Apologétique

Chapitre XXIV

Quand vos dieux vous confessent qu’ils ne le sont pas, qu’il n’y a d’autre dieu que le Dieu des Chrétiens, en faut-il davantage pour nous justifier de l’accusation d’avoir outragé la religion romaine ? Car, s’il est certain qu’ils ne sont pas dieux, il est par là même prouvé que ce n’est pas une religion ; et si votre religion et vos dieux sont des chimères, comment pouvons-nous être coupables envers la religion ? Votre accusation retombe suivons seuls qui, en adorant le mensonge, en méprisant, que dis-je ? en combattant la vraie religion du vrai Dieu, chargez votre tête du crime trop réel d’irréligion.

Et quand il serait avéré que ce sont des dieux, ne convenez-vous pas, d’après l’opinion générale, qu’il existe un être plus élevé, plus parfait, et comme le maître de l’univers, dans lequel réside la plénitude de la puissance et de la majesté ? Tel est le système adopté par le plus grand nombre d’entre vous au sujet de la divinité.

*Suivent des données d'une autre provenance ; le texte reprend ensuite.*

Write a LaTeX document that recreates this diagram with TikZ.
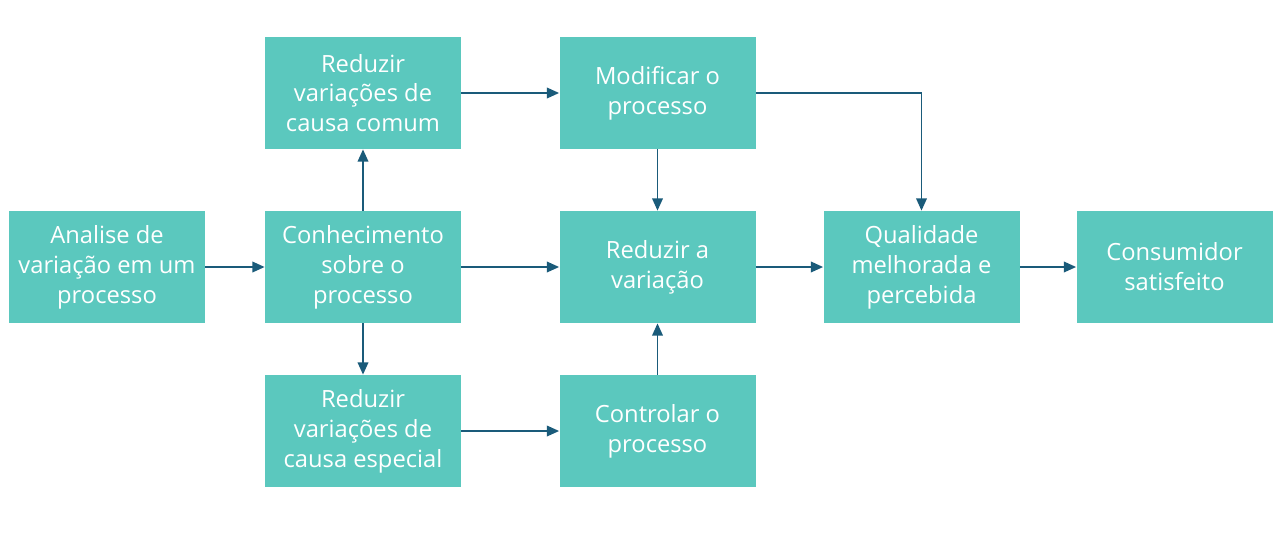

L’autorité souveraine est dans les mains d’un seul ; mais il partage avec plusieurs les fonctions de la divinité. Voilà pourquoi Platon nous représente le grand Jupiter dans le ciel à la tête d’une armée de dieux et de démons. Il faut, selon vous, vénérer à l’égal de lui-même tous ces employés subalternes, ses lieutenants. Mais, répondez-moi, quel crime commet-on contre César, quand, pour mieux mériter ses faveurs, on concentre sur la personne de César ses hommages et ses espérances ? Est-on coupable pour ne vouloir point donner à un autre la qualité de Dieu, de même que celle de César à un autre prince ? Ne serait-ce pas plutôt un crime capital d’appeler ou de souffrir qu’on appelle César qui que ce soit, hors César lui-même ? Permettez à l’un d’adorer le vrai Dieu, à l’autre Jupiter ; à l’un de lever des mains suppliantes vers le ciel, à l’autre vers l’autel de la foi, à celui-là de compter les nuages en priant, comme vous le dites, à celui-ci les panneaux d’un lambris ; à l’un d’offrir à Dieu sa propre vie en sacrifice, à l’autre celle d’un bouc. Prenez garde que ce ne soit autoriser l’irréligion que d’ôter la liberté de la religion et le choix de la divinité, de ne pas me permettre d’adorer qui je veux, pour me contraindre d’adorer qui je ne veux pas. Où est le dieu qui aime les hommages forcés ? Un homme lui-même en voudrait-il ?

Les Egyptiens se livrent sans scrupule et en toute liberté à l’extravagance de leurs superstitions, inscrivent au rang des dieux les oiseaux et les bêtes, et punissent de mort quiconque a tué un de ces dieux. Chaque province, chaque ville a son dieu particulier : dans la Syrie Astarté, dans l’Arabie Dysarès, dans la Norique Bélénus, dans l’Afrique Célestis, dans la Mauritanie ses rois. Je crois n’avoir nommé que des provinces romaines, et cependant leurs dieux ne sont pas les dieux des Romains. Ils sont tout aussi étrangers à Rome que ces dieux inconnus consacrés par les villes municipales, Delventinus à Cassin, Visidianus à Narni, Ancaria à Ascoli, Nursia à Vulsin, Valentia à Ocriculum, Nortia à Sutrin, Curis à Falèse, Curis, qui a donné son nom à sa fille Junon. Tous les peuples ont leurs cultes divers : à nous, à nous seuls on refuse la liberté de conscience ! Nous outrageons les Romains, nous cessons d’être Romains, parce que notre Dieu n’est pas adoré des Romains. Toutefois, que vous le vouliez ou non, notre Dieu est le Dieu de tous les hommes : l’univers lui appartient. Mais chez vous, il est libre d’adorer tout, hors le vrai Dieu, comme s’il n’était pas juste que le Dieu de qui nous dépendons tous, fût adoré de tous.